Aus Deutschland sind ähnlich skurrile Vorkommnisse bisher nicht bekannt. Allerdings sind die Vorschriften auch strenger. Gemäß § 128 a sind zwar auch in Deutschland Videoverhandlungen zugelassen. Das Gericht selbst muss sich allerdings während der Videokonferenz im Sitzungsraum des Gerichts aufhalten.

  • Richter dürfen die Gerichtsverhandlung nicht vom heimischen Wohnzimmer aus führen.
  • Außerdem kann das Gericht den übrigen Verfahrensbeteiligten den Ort vorgeben, von welchem aus sie an der Videokonferenz teilnehmen. Der Nordsee-Strand oder der oberbayerische Bergsee werden typischerweise nicht dabei sein.
  • Die Öffentlichkeit wird nicht durch eine Übertragung im Netz gewahrt, sondern muss grundsätzlich nur am Sitzungsort gewährleistet sein.
  • Eine Aufzeichnung der Videokonferenz ist nach § 128 a Abs. 3 Satz 1 ZPO nicht zulässig.

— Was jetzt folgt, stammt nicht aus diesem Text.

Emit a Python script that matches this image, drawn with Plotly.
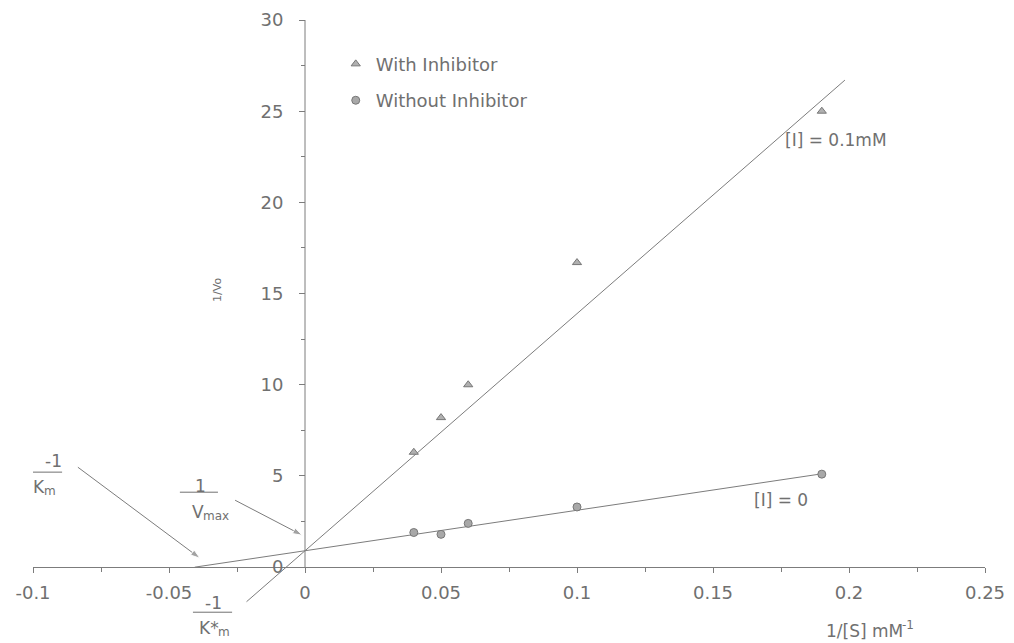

Online-Verhandlungen bieten Vorteile für alle Beteiligten

Die Gerichtsverhandlung der Videokonferenz wird gerade in Pandemie-Zeiten allgemein als großer Vorteil angesehen, da Gerichtsverfahren trotz Corona auf diese Weise zügig durchgeführt werden können. Außerdem sind Prozessbevollmächtigte, Sachverständige und Zeugen häufig erfreut, wenn sie für oft nur kurzfristige Statements nicht Hunderte von Kilometern zum Gerichtssaal anreisen müssen.

Probleme der Online-Verhandlungen noch nicht gelöst

Die Videokonferenz hat aber auch Nachteile.

  • So ist beispielsweise die Führung eines Urkundsbeweises in der Videokonferenz nicht möglich.
  • Auch ist die Gefahr nicht völlig auszuschließen, dass in einer Zeugenvernehmung im nicht sichtbaren Hintergrund des Zeugen eine Person steht, die dem Zeugen souffliert.
  • Das nicht seltene Auftreten von technischen Problemen bei der Übertragung kann den reibungslosen Verlauf einer Verhandlung erheblich stören.
  • Schließlich ist es für die Gerichte in der Videokonferenz deutlich schwieriger, einen realistischen persönlichen Eindruck von den Beteiligten zu gewinnen.
  • Nicht zuletzt sind die häufig diskutierten Sicherheitslücken - beispielsweise bei dem gern genutzten Videodienst „Zoom“ - nicht zu vernachlässigen.

Gerichtsverhandlungen per Videokonferenz können Präsenzverhandlungen nicht ersetzen

Insgesamt sind per Videokonferenz durchgeführte Gerichtsverhandlungen weltweit auf dem Vormarsch. Infolge der damit verbundenen Nachteile, insbesondere des nur eingeschränkt möglichen persönlichen Eindrucks von den Beteiligten, werden sie aber auch in Zukunft nur den geringeren Teil der gerichtlichen Verfahren ausmachen, als Mittel der Verfahrensbeschleunigung in besonderen Fällen wie denen einer Pandemie oder auch bei weit entfernt im Ausland befindlichen Beteiligten sind sie jedoch äußerst sinnvoll. Die Gefahren für die Autorität und Würde der Justiz durch Gerichtsverhandlungen per Videokonferenz dürften angesichts der strengen deutschen Vorschriften in Deutschland eher gering sein.